Which brings us to their remarkable ‘achievement’: to (almost) single-handedly occupy their neighbour’s territory, against all odds--and hold on to it--against international opinion, Armenia for close to 25 yrs, Israel close to 70 years. Armenia taking 20% of Azerbaijan, Israel 100% of Palestine. They both insist history bequeathed them those lands, and their tragic ‘holocausts’ justify their violation of international law to ensure their safety.


Both countries have lived this occupier lifestyle on a war footing ever since, and yet prosper even as their nemeses wallow in poverty and suffering.

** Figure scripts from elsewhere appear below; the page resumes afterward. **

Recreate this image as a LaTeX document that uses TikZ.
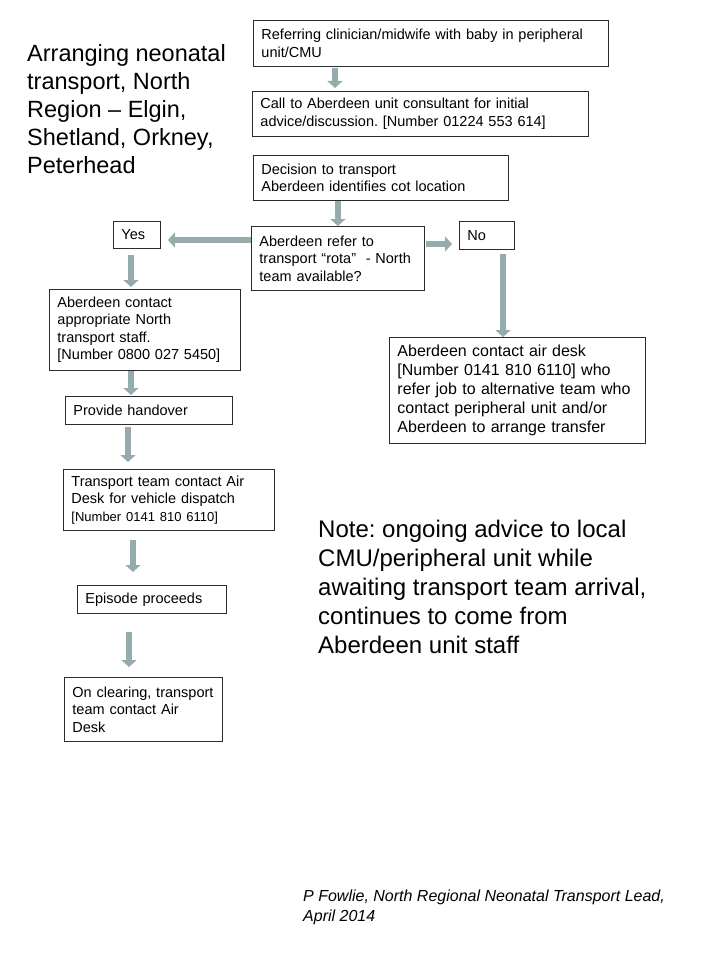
\documentclass[tikz,border=0pt]{standalone}
\usepackage{fontspec}
\setmainfont{Liberation Sans}
\usepackage{tikz}
\usetikzlibrary{arrows.meta,positioning,calc}
\frenchspacing
\definecolor{FlowTeal}{HTML}{94ACAE}
\definecolor{BoxEdge}{HTML}{2B2B2B}
\tikzset{
  flowarrow/.style={-{Triangle[length=7pt,width=15pt]}, line width=5.5pt, draw=FlowTeal},
  bigtext/.style={anchor=north west, align=left, inner sep=0pt}
}

\begin{document}
\begin{tikzpicture}[
  x=1pt, y=-1pt,
  cell/.style={draw=BoxEdge, line width=0.9pt, anchor=north west, align=left,
    inner xsep=8pt, inner ysep=2pt, font=\fontsize{14.5}{17.5}\selectfont}
]
\useasboundingbox (0,0) rectangle (720,960);

\node[bigtext, font=\fontsize{23.5}{28}\selectfont] at (27,44) (title) {Arranging neonatal\\transport, North\\Region – Elgin,\\Shetland, Orkney,\\Peterhead};

\node[cell, text width=339pt, minimum height=46pt] at (253,20) (ref) {Referring clinician/midwife with baby in peripheral\\unit/CMU};
\node[cell, text width=320pt, minimum height=45pt] at (252,91) (call) {Call to Aberdeen unit consultant for initial\\advice/discussion. [Number 01224 553 614]};
\node[cell, text width=239pt, minimum height=45pt] at (253,155) (decide) {Decision to transport\\Aberdeen identifies cot location};
\node[cell, text width=157pt, minimum height=64pt] at (251,226) (rota) {Aberdeen refer to\\transport “rota”~ - North\\team available?};
\node[cell, text width=31pt, minimum height=27pt] at (113,221) (yes) {Yes};
\node[cell, text width=39pt, minimum height=28pt] at (459,221) (no) {No};

% Yes branch
\node[cell, text width=175pt, minimum height=81pt] at (49,289) (northstaff) {Aberdeen contact\\appropriate North\\transport staff.\\{}[Number 0800 027 5450]};
\node[cell, text width=151pt, minimum height=28pt] at (65,396) (handover) {Provide handover};
\node[cell, text width=195pt, minimum height=61pt] at (63,469) (dispatch) {Transport team contact Air\\Desk for vehicle dispatch\\{\fontsize{13}{17}\selectfont [Number 0141 810 6110]}};
\node[cell, text width=133pt, minimum height=28pt] at (77,585) (proceeds) {Episode proceeds};
\node[cell, text width=142pt, minimum height=64pt] at (64,677) (clearing) {On clearing, transport\\team contact Air\\Desk};

% No branch
\node[cell, text width=240pt, minimum height=106pt, font=\fontsize{16}{19}\selectfont] at (389,337) (airdesk) {Aberdeen contact air desk\\{}[Number 0141 810 6110] who\\refer job to alternative team who\\contact peripheral unit and/or\\Aberdeen to arrange transfer};

\node[bigtext, font=\fontsize{24}{29}\selectfont] at (318,520) (note) {Note: ongoing advice to local\\CMU/peripheral unit while\\awaiting transport team arrival,\\continues to come from\\Aberdeen unit staff};
\node[bigtext, font=\itshape\fontsize{16}{20}\selectfont] at (303,890) (credit) {P Fowlie, North Regional Neonatal Transport Lead,\\April 2014};

% Main spine
\coordinate (refout) at ($(ref.south west)+(82,0)$);
\draw[flowarrow, shorten <=1pt, shorten >=3pt] (refout) -- (refout |- call.north);
\draw[flowarrow] (rota.north |- decide.south) -- (rota.north);

% Decision split
\coordinate (rotaL) at ($(rota.north west)+(0,14)$);
\coordinate (rotaR) at ($(rota.north east)+(0,18)$);
\draw[flowarrow, shorten >=7pt] (rotaL) -- (rotaL -| yes.east);
\draw[flowarrow, shorten <=1pt, shorten >=7pt] (rotaR) -- (rotaR -| no.west);

% Yes chain
\coordinate (yesout) at ($(yes.south west)+(18,0)$);
\draw[flowarrow, shorten <=6pt, shorten >=2pt] (yesout) -- (yesout |- northstaff.north);
\coordinate (staffout) at ($(northstaff.south west)+(82,0)$);
\draw[flowarrow, shorten >=1pt] (staffout) -- (staffout |- handover.north);
\coordinate (handout) at ($(handover.south west)+(63,0)$);
\draw[flowarrow, shorten <=2pt, shorten >=7pt] (handout) -- (handout |- dispatch.north);
\coordinate (dispout) at ($(dispatch.south west)+(70,0)$);
\draw[flowarrow, shorten <=9pt, shorten >=13pt] (dispout) -- (dispout |- proceeds.north);
\coordinate (procout) at ($(proceeds.south west)+(52,0)$);
\draw[flowarrow, shorten <=18pt, shorten >=10pt] (procout) -- (procout |- clearing.north);

% No chain
\coordinate (noout) at ($(no.south west)+(44,0)$);
\draw[flowarrow, shorten <=4pt] (noout) -- (noout |- airdesk.north);
\end{tikzpicture}
\end{document}
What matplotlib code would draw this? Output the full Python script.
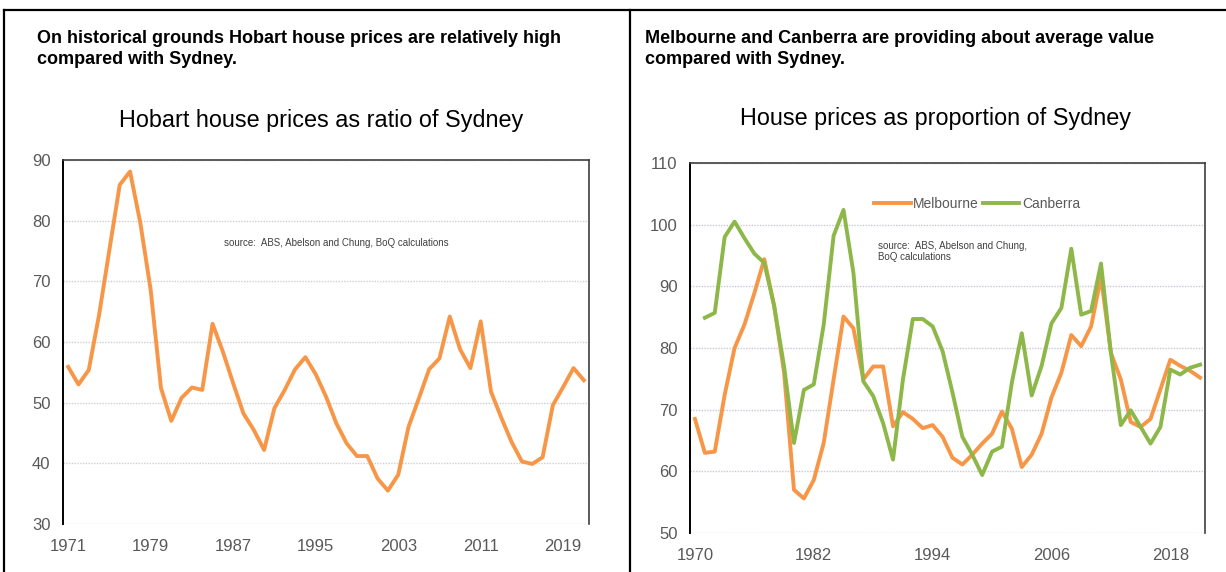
import numpy as np
import matplotlib
matplotlib.use("Agg")
import matplotlib.pyplot as plt
from matplotlib.lines import Line2D

plt.rcParams['font.family'] = ['Liberation Sans', 'DejaVu Sans']

# Hobart house prices as ratio of Sydney, 1971-2021
hob_years = list(range(1971, 2022))
hobart = [55.9, 53.0, 55.4, 64.5, 75.2, 85.9, 88.1, 79.6, 68.6, 52.4,
          47.0, 50.8, 52.5, 52.1, 63.0, 58.4, 53.2, 48.2, 45.5, 42.2,
          49.1, 52.1, 55.5, 57.5, 54.7, 51.0, 46.6, 43.3, 41.2, 41.2,
          37.5, 35.5, 38.1, 46.0, 50.7, 55.5, 57.3, 64.2, 58.8, 55.7,
          63.4, 51.8, 47.5, 43.5, 40.3, 39.9, 41.0, 49.6, 52.6, 55.7,
          53.7]
hob_ticks = [1971, 1979, 1987, 1995, 2003, 2011, 2019]

# Melbourne and Canberra house prices as proportion of Sydney, 1970-2021
mc_years = list(range(1970, 2022))
melbourne = [68.5, 63.0, 63.2, 72.4, 80.0, 83.8, 88.9, 94.4, 86.8, 76.0,
             57.0, 55.6, 58.6, 64.6, 74.9, 85.1, 83.2, 74.9, 77.0, 77.0,
             67.3, 69.6, 68.5, 67.0, 67.5, 65.6, 62.2, 61.1, 62.7, 64.5,
             66.1, 69.7, 66.9, 60.7, 62.7, 66.1, 72.0, 76.0, 82.1, 80.3,
             83.5, 91.5, 79.2, 74.9, 68.0, 67.2, 68.5, 73.3, 78.1, 77.1,
             76.3, 75.2]
canberra = [np.nan, 84.9, 85.7, 98.0, 100.5, 97.8, 95.3, 93.8, 86.8, 77.0,
            64.6, 73.2, 74.1, 83.8, 98.2, 102.4, 92.2, 74.6, 72.2, 67.8,
            61.9, 74.9, 84.7, 84.7, 83.5, 79.5, 72.8, 65.6, 62.7, 59.4,
            63.2, 64.0, 74.4, 82.4, 72.3, 77.1, 84.0, 86.5, 96.1, 85.4,
            86.0, 93.7, 79.2, 67.5, 69.9, 67.2, 64.5, 67.2, 76.5, 75.7,
            76.8, 77.3]
mc_ticks = [1970, 1982, 1994, 2006, 2018]

orange = '#F79646'
green = '#8DB849'
grey = '#595959'
source = 'source:  ABS, Abelson and Chung, BoQ calculations'

fig = plt.figure(figsize=(12.26, 5.72), dpi=100)
W, H = 1226, 572


def style_axes(ax, grid_color):
    ax.grid(axis='y', color=grid_color, linestyle=(0, (1, 1)), linewidth=1.0)
    ax.set_axisbelow(True)
    ax.spines['bottom'].set_visible(False)
    ax.spines['left'].set_color('black')
    ax.spines['left'].set_linewidth(1.4)
    for s in ['top', 'right']:
        ax.spines[s].set_color('#404040')
        ax.spines[s].set_linewidth(1.2)
    ax.tick_params(length=0, labelsize=12, labelcolor=grey)
    ax.tick_params(axis='y', pad=9)
    ax.tick_params(axis='x', pad=11)


# left chart
ax1 = fig.add_axes([63 / W, 1 - 524 / H, 526 / W, 364 / H])
ax1.plot(hob_years, hobart, color=orange, linewidth=2.8)
ax1.set_xlim(hob_years[0] - 0.5, hob_years[-1] + 0.5)
ax1.set_ylim(30, 90)
ax1.set_yticks(range(30, 91, 10))
ax1.set_xticks(hob_ticks)
style_axes(ax1, '#cfcfcf')
ax1.text(0.306, 0.772, source, transform=ax1.transAxes, fontsize=7,
         color='#404040', va='center', ha='left')

# right chart
ax2 = fig.add_axes([690 / W, 1 - 533 / H, 515 / W, 370 / H])
ax2.plot(mc_years, melbourne, color=orange, linewidth=2.8, label='Melbourne')
ax2.plot(mc_years, canberra, color=green, linewidth=2.8, label='Canberra')
ax2.set_xlim(mc_years[0] - 0.5, mc_years[-1] + 0.5)
ax2.set_ylim(50, 110)
ax2.set_yticks(range(50, 111, 10))
ax2.set_xticks(mc_ticks)
style_axes(ax2, '#c8c8da')
ax2.text(0.365, 0.79, 'source:  ABS, Abelson and Chung,\nBoQ calculations',
         transform=ax2.transAxes, fontsize=7, color='#404040',
         va='top', ha='left', linespacing=1.2)
leg = ax2.legend(loc='center', bbox_to_anchor=(0.558, 0.889), ncol=2,
                 frameon=False, handlelength=2.6, handletextpad=0.2,
                 columnspacing=0.3, fontsize=10, labelcolor=grey)

# headers and chart titles
fig.text(37 / W, 1 - 49 / H,
         'On historical grounds Hobart house prices are relatively high\ncompared with Sydney.',
         fontsize=13, fontweight='bold', va='center', ha='left', linespacing=1.35)
fig.text(645 / W, 1 - 49 / H,
         'Melbourne and Canberra are providing about average value\ncompared with Sydney.',
         fontsize=13, fontweight='bold', va='center', ha='left', linespacing=1.35)
fig.text(321 / W, 1 - 120 / H, 'Hobart house prices as ratio of Sydney',
         fontsize=16.8, va='center', ha='center')
fig.text(935 / W, 1 - 118 / H, 'House prices as proportion of Sydney',
         fontsize=16.8, va='center', ha='center')

# panel frames
for x0, y0, x1, y1 in [(4, 10, 1226, 10), (4, 10, 4, 572), (630, 10, 630, 572)]:
    fig.add_artist(Line2D([x0 / W, x1 / W], [1 - y0 / H, 1 - y1 / H],
                          transform=fig.transFigure, color='black', linewidth=1.6))

fig.savefig('out.png', dpi=100)
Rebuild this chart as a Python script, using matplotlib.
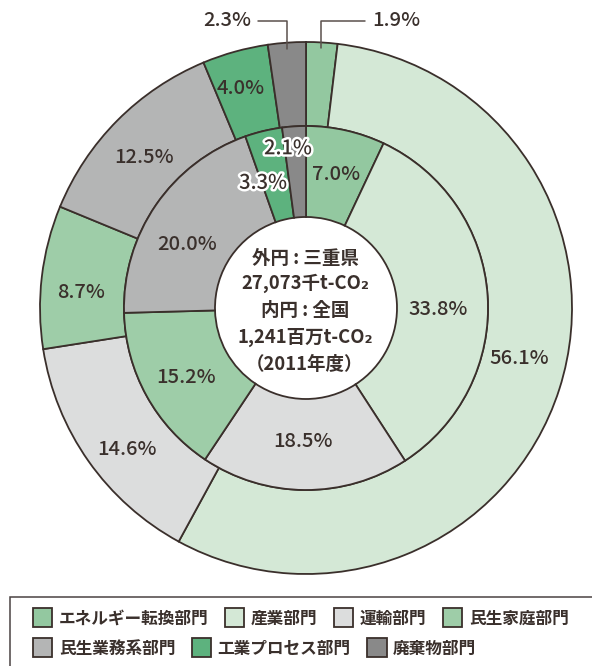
import numpy as np
import matplotlib
matplotlib.use("Agg")
import matplotlib.pyplot as plt
import matplotlib.patheffects as pe
from matplotlib.patches import Rectangle

plt.rcParams['font.family'] = ['Noto Sans CJK JP', 'DejaVu Sans']

# ---- data ----
categories = ["エネルギー転換部門", "産業部門", "運輸部門", "民生家庭部門",
              "民生業務系部門", "工業プロセス部門", "廃棄物部門"]
outer_values = [1.9, 56.1, 14.6, 8.7, 12.5, 4.0, 2.3]   # 三重県
inner_values = [7.0, 33.8, 18.5, 15.2, 20.0, 3.3, 2.1]  # 全国
center_lines = ["外円 : 三重県", "27,073千t-CO₂", "内円 : 全国", "1,241百万t-CO₂", "（2011年度）"]

# ---- style ----
colors = ["#93c8a0", "#d4e8d6", "#dcdddd", "#9ecda8", "#b4b5b5", "#5db27e", "#898989"]
edge = "#3a2f2b"
txt = "#3a302c"

W, H = 592, 666
fig = plt.figure(figsize=(W / 100, H / 100), dpi=100)
ax = fig.add_axes([0, 0, 1, 1])

cx, cy = 306, H - 308
R_out, R_mid, R_in = 266, 182, 91

wo, _ = ax.pie(outer_values, radius=R_out, center=(cx, cy), startangle=90,
               counterclock=False, colors=colors,
               wedgeprops=dict(width=R_out - R_mid, edgecolor=edge, linewidth=1.3))
wi, _ = ax.pie(inner_values, radius=R_mid, center=(cx, cy), startangle=90,
               counterclock=False, colors=colors,
               wedgeprops=dict(width=R_mid - R_in, edgecolor=edge, linewidth=1.3))

ax.set_xlim(0, W)
ax.set_ylim(0, H)
ax.set_aspect('equal')
ax.axis('off')


def mid_angles(vals):
    v = np.asarray(vals, float)
    frac = v / v.sum()
    cum = np.cumsum(frac) - frac / 2
    return np.deg2rad(90 - cum * 360)


# label nudges (pixels, x right / y down)
outer_nudge = [None, (0, -18), (4, 13), (-2, 11), (-3, 8), (-6, -4), None]
inner_nudge = [(0, 0), (-4, 11), (-2, -3), (0, 3), (-6, 14), (-11, 8), (-9, -23)]
inner_halo = [False, False, False, False, False, True, True]

ang_o = mid_angles(outer_values)
ang_i = mid_angles(inner_values)
r_lab_o = (R_out + R_mid) / 2
r_lab_i = (R_mid + R_in) / 2

lab_kw = dict(ha='center', va='center', fontsize=14.5, fontweight='medium', color=txt)

for a, v, nd in zip(ang_o, outer_values, outer_nudge):
    if nd is None:
        continue
    x = cx + r_lab_o * np.cos(a) + nd[0]
    y = cy + r_lab_o * np.sin(a) - nd[1]
    ax.text(x, y, f"{v:.1f}%", **lab_kw)

for a, v, nd, halo in zip(ang_i, inner_values, inner_nudge, inner_halo):
    x = cx + r_lab_i * np.cos(a) + nd[0]
    y = cy + r_lab_i * np.sin(a) - nd[1]
    t = ax.text(x, y, f"{v:.1f}%", **lab_kw)
    if halo:
        t.set_path_effects([pe.withStroke(linewidth=3.5, foreground='white')])

# external labels with leader lines
r_tip = R_out - 6
for idx, tx, ha in [(0, 372, 'left'), (6, 251, 'right')]:
    a = ang_o[idx]
    xy = (cx + r_tip * np.cos(a), cy + r_tip * np.sin(a))
    ax.annotate(f"{outer_values[idx]:.1f}%", xy=xy, xytext=(tx, H - 21),
                ha=ha, va='center', fontsize=14.5, fontweight='medium', color=txt,
                arrowprops=dict(arrowstyle='-', color='#5a504c', lw=1.1,
                                shrinkA=3, shrinkB=0,
                                connectionstyle='angle,angleA=0,angleB=90,rad=0'))

# centre text
for line, py in zip(center_lines, [259, 283, 311, 337, 365]):
    ax.text(cx - 1, H - py, line, ha='center', va='center', fontsize=13.3,
            fontweight='bold', color=txt)

# legend box
ax.add_patch(Rectangle((10, -20), W + 20, H - 597 + 20, fill=False,
                       edgecolor='#4a4242', linewidth=1.1, clip_on=True))

leg_kw = dict(loc='center left', frameon=False, borderpad=0, borderaxespad=0,
              handlelength=1.15, handleheight=1.37, handletextpad=0.4,
              columnspacing=1.0,
              prop=dict(family=['Noto Sans CJK JP', 'DejaVu Sans'], weight='bold', size=12.0),
              labelcolor=txt, bbox_transform=ax.transData)
leg1 = ax.legend(wo[:4], categories[:4], ncol=4, bbox_to_anchor=(33, H - 618), **leg_kw)
ax.add_artist(leg1)
ax.legend(wo[4:], categories[4:], ncol=3, bbox_to_anchor=(33, H - 648), **leg_kw)

fig.savefig("out.png", dpi=100)
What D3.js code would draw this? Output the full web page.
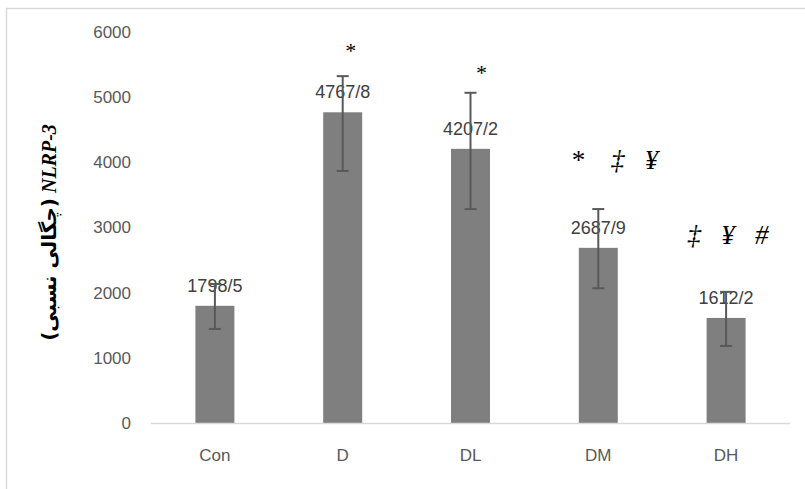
<!DOCTYPE html>
<html>
<head>
<meta charset="utf-8">
<script src="https://cdn.jsdelivr.net/npm/d3@7"></script>
<style>
  body { margin: 0; background: #fff; }
</style>
</head>
<body>
<script>
// chart data
var groups = ["Con", "D", "DL", "DM", "DH"];
var means = [1798.5, 4767.8, 4207.2, 2687.9, 1612.2];
var labels = ["1798/5", "4767/8", "4207/2", "2687/9", "1612/2"];
var errUp = [335, 555, 860, 595, 400];
var errDown = [355, 900, 925, 620, 430];
var yTicks = [0, 1000, 2000, 3000, 4000, 5000, 6000];

// significance marks above the bars
var markGroups = ["D", "DL", "DM", "DH"];
var markTexts = ["*", "*", "*    \u2021   \u00A5", "\u2021   \u00A5   #"];
var markLevels = [5600, 5260, 3900, 2740];

var w = 805, h = 489;
var plotLeft = 151, plotRight = 790, plotTop = 32, plotBottom = 423;

var svg = d3.select("body").append("svg").attr("width", w).attr("height", h);

// outer frame (only top and left edges visible)
svg.append("line").attr("x1", 6.5).attr("x2", 6.5).attr("y1", 8).attr("y2", h)
  .attr("stroke", "#d9d9d9").attr("stroke-width", 1.5);
svg.append("line").attr("x1", 6).attr("x2", w).attr("y1", 8.5).attr("y2", 8.5)
  .attr("stroke", "#d9d9d9").attr("stroke-width", 1.5);

var x = d3.scaleBand().domain(groups).range([plotLeft, plotRight]).paddingInner(0.695).paddingOuter(0.3475);
var y = d3.scaleLinear().domain([0, 6000]).range([plotBottom, plotTop]);

// y axis labels only
var yAxis = svg.append("g").attr("transform", "translate(131,0)")
  .call(d3.axisLeft(y).tickValues(yTicks).tickSize(0).tickPadding(0).tickFormat(d3.format("d")));
yAxis.select(".domain").remove();
yAxis.selectAll("text").attr("fill", "#595959").attr("font-size", "17px")
  .attr("font-family", "Liberation Sans, Arial, sans-serif");

// bars
svg.selectAll("rect.bar").data(groups).enter().append("rect")
  .attr("class", "bar")
  .attr("x", function(d) { return x(d); })
  .attr("width", x.bandwidth())
  .attr("y", function(d, i) { return y(means[i]); })
  .attr("height", function(d, i) { return plotBottom - y(means[i]); })
  .attr("fill", "#7f7f7f");

// baseline
svg.append("line").attr("x1", plotLeft).attr("x2", plotRight).attr("y1", plotBottom + 0.5).attr("y2", plotBottom + 0.5)
  .attr("stroke", "#d9d9d9").attr("stroke-width", 1.5);

// x axis labels
var xAxis = svg.append("g").attr("transform", "translate(0," + plotBottom + ")")
  .call(d3.axisBottom(x).tickSize(0).tickPadding(26));
xAxis.select(".domain").remove();
xAxis.selectAll("text").attr("fill", "#595959").attr("font-size", "17px")
  .attr("font-family", "Liberation Sans, Arial, sans-serif");

// value labels
svg.selectAll("text.val").data(groups).enter().append("text")
  .attr("class", "val")
  .attr("x", function(d) { return x(d) + x.bandwidth() / 2; })
  .attr("y", function(d, i) { return y(means[i]) - 14; })
  .attr("text-anchor", "middle")
  .attr("font-size", "18px")
  .attr("font-family", "Liberation Sans, Arial, sans-serif")
  .attr("fill", "#404040")
  .text(function(d, i) { return labels[i]; });

// error bars
var err = svg.append("g").attr("stroke", "#595959").attr("stroke-width", 2);
groups.forEach(function(g, i) {
  var cx = x(g) + x.bandwidth() / 2;
  var y1 = y(means[i] + errUp[i]), y2 = y(means[i] - errDown[i]);
  err.append("line").attr("x1", cx).attr("x2", cx).attr("y1", y1).attr("y2", y2);
  err.append("line").attr("x1", cx - 6).attr("x2", cx + 6).attr("y1", y1).attr("y2", y1);
  err.append("line").attr("x1", cx - 6).attr("x2", cx + 6).attr("y1", y2).attr("y2", y2);
});

// significance marks
var markShift = { "D": 7, "DL": 10, "DM": 16, "DH": 2 };
svg.selectAll("text.mark").data(markGroups).enter().append("text")
  .attr("class", "mark")
  .attr("x", function(d) { return x(d) + x.bandwidth() / 2 + markShift[d]; })
  .attr("y", function(d, i) { return y(markLevels[i]); })
  .attr("text-anchor", "middle")
  .attr("font-size", function(d, i) { return markTexts[i].length > 1 ? "27px" : "22px"; })
  .attr("font-style", "italic")
  .attr("font-family", "Liberation Serif, Times New Roman, serif")
  .attr("fill", "#000")
  .style("white-space", "pre")
  .text(function(d, i) { return markTexts[i]; });

// y title
var title = svg.append("text")
  .attr("transform", "translate(56," + ((plotTop + plotBottom) / 2 + 5) + ") rotate(-90)")
  .attr("text-anchor", "middle")
  .attr("direction", "ltr")
  .attr("font-weight", "bold")
  .attr("font-size", "20px")
  .attr("fill", "#000");
title.append("tspan").attr("font-family", "DejaVu Sans, sans-serif").text("(\u0686\u06AF\u0627\u0644\u06CC \u0646\u0633\u0628\u06CC)");
title.append("tspan").attr("font-family", "Liberation Serif, Times New Roman, serif")
  .attr("font-style", "italic").text(" NLRP-3");
</script>
</body>
</html>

The world mostly admires these plucky aggressors and has little time for either the Azerbaijanis or the Palestinians. It seems there is little solidarity in the Muslim world, or at least little effective solidarity.


True, there is a Boycott, Disinvestment and Sanctions (BDS) movement against Israel, but, so far, it is more just an irritating buzzword than anything with real bite. Trade with Arab neighbours is minimal, but not with other Muslim countries.


This is sad, as Israel’s founders argued Jewish settlers could live peacefully with the Muslim inhabitants, and would bring western high tech investment and education, providing a win-win situation for Arabs and Jews.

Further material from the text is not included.